How this third edition then came to be is a remarkable story. Christopher Schwarz
contacted Larry Barrett, a one-time student of Jennie's, about incorporating all of
Jennie's latest knowledge. Fortunately for us, he agreed, and Peter Follansbee,
another devoted student of Jennie's, agreed to edit the book into polished final form.
The volume that resulted is the story of building a Jennie chair in Jennie's original
Baltimore workshop, incorporating all that Jennie had learned since the second edition
appeared. As a construction project, the book provides all the details in clearly
explained language, well-illustrated with copious color photographs and line drawings
But as I said, the book is special. And here's why. To introduce each chapter, a brief
essay appears, a reminiscence that's related to that chapter's contents. Some are by
Jennie herself, some by other woodworkers whose lives she touched deeply, some by
her children. Taken together, they enhance the volume with personal information that
brings the chairs and their building to their rich and full life.
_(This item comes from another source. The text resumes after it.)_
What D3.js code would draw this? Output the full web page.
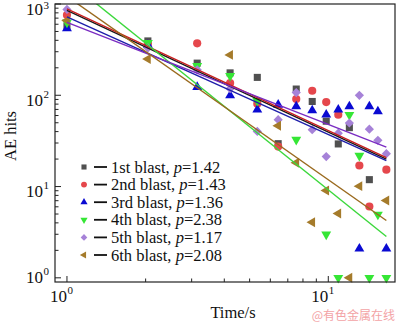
<!DOCTYPE html>
<meta charset="utf-8">
<style>body{margin:0;background:#fff}</style>
<svg width="400" height="322"></svg>
<script src="https://cdnjs.cloudflare.com/ajax/libs/d3/7.8.5/d3.min.js"></script>
<script>
// time points (s) and AE hits per blast
const times  = [1, 2.04, 3.15, 4.21, 5.35, 6.43, 7.54, 8.68, 9.82, 10.92, 12.04, 13.15, 14.36, 15.48, 16.68]
const blast1 = [575, 394, 225, 176, 157, 29.5, 117, 85.5, 52, 29.3, 44.2, null, 11.9, null, null]
const blast2 = [758, 366, 371, 136, 81, 27.4, 91, 112, 84.3, 61.2, null, 17, 6.05, null, 15.3]
const blast3 = [540, 357, 123, 99.5, 69.5, 78.7, 75.5, 68.2, 61.2, 69.5, 75.5, 2.09, 75.5, 66.5, 2.09]
const blast4 = [628, 375, 210, 163, 87, null, 32.6, null, 2.99, 1, 61.2, 21.8, 1, 4.94, 1]
const blast5 = [871, 330, 190, 118, 40.2, 54, 107, 42, 21.3, 38.4, 49.7, 100, 42.5, 32.1, 22.9]
const blast6 = [660, 250, null, 277, null, 46.4, 18.2, 4.07, 9.04, 5.07, 1, 10.1, null, null, 7.03]

// fitted power-law lines: value at first and last time
const fitStart = [849, 882, 721, 1830, 628, 1213]
const fitEnd   = [20.0, 20.7, 19.2, 2.84, 27.0, 4.25]

const ordinals = ["1st", "2nd", "3rd", "4th", "5th", "6th"]
const pValues  = ["1.42", "1.43", "1.36", "2.38", "1.17", "2.08"]
const xTicks = [1, 10]
const yTicks = [1, 10, 100, 1000]

const series = [blast1, blast2, blast3, blast4, blast5, blast6]
const markerColors = ["#505050", "#e5474c", "#0a0ad2", "#35e635", "#a682d8", "#a57b2b"]
const lineColors   = ["#1a1a1a", "#c81e1e", "#1e1eaa", "#3cd83c", "#7a2cc2", "#9a6a1e"]

const svg = d3.select('svg')
const L = 55, R = 395, T = 4, B = 282

const x = d3.scaleLog().domain([0.9, 18]).range([L, R])
const y = d3.scaleLog().domain([0.9, 1000]).range([B, T])

svg.append('clipPath').attr('id', 'plot')
  .append('rect').attr('x', L).attr('y', T).attr('width', R - L).attr('height', B - T)

// minor + major ticks, pointing inward
const tickG = svg.append('g').attr('stroke', '#222').attr('stroke-width', 1)
const xMinor = []
for (let d = 1; d <= 10; d *= 10) for (let k = 1; k <= 9; k++) { if (k * d <= 18) xMinor.push(k * d) }
xMinor.forEach(v => {
  const major = xTicks.includes(v)
  tickG.append('line').attr('x1', x(v)).attr('x2', x(v)).attr('y1', B).attr('y2', B - (major ? 6 : 3.5))
})
const yMinor = []
for (let d = 1; d <= 100; d *= 10) for (let k = 1; k <= 9; k++) yMinor.push(k * d)
yMinor.push(1000)
yMinor.forEach(v => {
  const major = yTicks.includes(v)
  tickG.append('line').attr('y1', y(v)).attr('y2', y(v)).attr('x1', L).attr('x2', L + (major ? 6 : 3.5))
})

// tick labels as 10^n
const lab = svg.append('g').attr('font-family', 'Liberation Serif').attr('fill', '#111')
yTicks.forEach(v => {
  const e = Math.round(Math.log10(v))
  const off = v === 1 ? 5.5 : 10.5   // bottom label sits a bit higher
  lab.append('text').attr('x', 43).attr('y', y(v) + off).attr('text-anchor', 'end')
    .attr('font-size', 17).text('10')
  lab.append('text').attr('x', 43.5).attr('y', Math.max(9, y(v) + off - 8)).attr('font-size', 11).text(e)
})
xTicks.forEach(v => {
  const e = Math.round(Math.log10(v))
  lab.append('text').attr('x', x(v)).attr('y', 302).attr('text-anchor', 'end')
    .attr('font-size', 17).text('10')
  lab.append('text').attr('x', x(v) + 0.5).attr('y', 294).attr('font-size', 11).text(e)
})

lab.append('text').attr('transform', 'translate(16,136) rotate(-90)').attr('text-anchor', 'middle')
  .attr('font-size', 16.5).text('AE hits')
lab.append('text').attr('x', 233).attr('y', 318).attr('text-anchor', 'middle')
  .attr('font-size', 16.5).text('Time/s')

svg.append('text').attr('x', 395).attr('y', 319.5).attr('text-anchor', 'end')
  .attr('font-family', 'Noto Sans CJK SC').attr('font-size', 12).attr('fill', '#f3a3a6')
  .text('@有色金属在线')

// marker shapes
function marker(sel, i, size) {
  const sym = [d3.symbolSquare, d3.symbolCircle, d3.symbolTriangle, d3.symbolTriangle, d3.symbolSquare, d3.symbolTriangle][i]
  const rot = [0, 0, 0, 180, 45, -90][i]
  const scale = [1, 1.05, 0.85, 0.85, 0.85, 0.85][i]
  sel.append('path')
    .attr('d', d3.symbol().type(sym).size(size * scale))
    .attr('fill', markerColors[i])
    .attr('transform', d => `translate(${d[0]},${d[1]}) rotate(${rot})`)
}

const pts = svg.append('g')
const fits = svg.append('g').attr('clip-path', 'url(#plot)')

series.forEach((vals, i) => {
  const t0 = times[0], t1 = times[times.length - 1]
  fits.append('line')
    .attr('x1', x(t0)).attr('y1', y(fitStart[i]))
    .attr('x2', x(t1)).attr('y2', y(fitEnd[i]))
    .attr('stroke', lineColors[i]).attr('stroke-width', 1.4)
})

series.forEach((vals, i) => {
  const data = times.map((t, j) => [t, vals[j]]).filter(d => d[1] != null)
    .map(d => [x(d[0]), y(d[1])])
  const g = pts.append('g')
  marker(g.selectAll('g').data(data).enter().append('g'), i, 50)
})

// frame
svg.append('rect').attr('x', L).attr('y', T).attr('width', R - L).attr('height', B - T)
  .attr('fill', 'none').attr('stroke', '#222').attr('stroke-width', 1.2)

// legend
const leg = svg.append('g')
series.forEach((vals, i) => {
  const cy = 167 + i * 17.6
  const row = leg.append('g')
  marker(row.selectAll('g').data([[84, cy]]).enter().append('g'), i, 26)
  row.append('line').attr('x1', 94).attr('x2', 107).attr('y1', cy).attr('y2', cy)
    .attr('stroke', '#111').attr('stroke-width', 1.8)
  const tx = row.append('text').attr('x', 111).attr('y', cy + 5.5)
    .attr('font-family', 'Liberation Serif').attr('font-size', 16.5).attr('fill', '#111')
  tx.append('tspan').text(ordinals[i] + ' blast, ')
  tx.append('tspan').attr('font-style', 'italic').text('p')
  tx.append('tspan').text('=' + pValues[i])
})
</script>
And yet, they are more than that. They weave a sensitive picture of a community of
love and devotion among friends and family, fellow travelers in the close-knit community
of green woodworkers. Yes, you can learn the ins and outs of building a well-designed
and sound chair from this book. But there is more than knowledge to be gained from
MACFAT. For when you've reached its final page, you'll know you've been in the
presence of someone special, and you'll come away with a lighter spirit and a glow in
your heart. Now that's special.
I'm not going to summarize the book's contents. Yes, it covers the design of the chairs,
discusses moisture and wood movement and how they affect the chair's design and
construction, the tools she used, workholding, preparing the green wood, steam
bending, joinery, creating the seating, and finishing—all the things you'd expect from a
how-to book. Within its pages you'll find all that in marvelously written detail. But as
valuable as that information is, it's the spirit that imbues this book that elevates it to a
different level altogether.
About the book as a physical object. It's cloth-bound with a sewn binding, as you
expect from Lost Art Press books. It'll last for decades. Page-sized, it's filled with a
great many color photos that fully illustrate the techniques it describes. It is, I believe, a
perfect model for what a how-to book should look like.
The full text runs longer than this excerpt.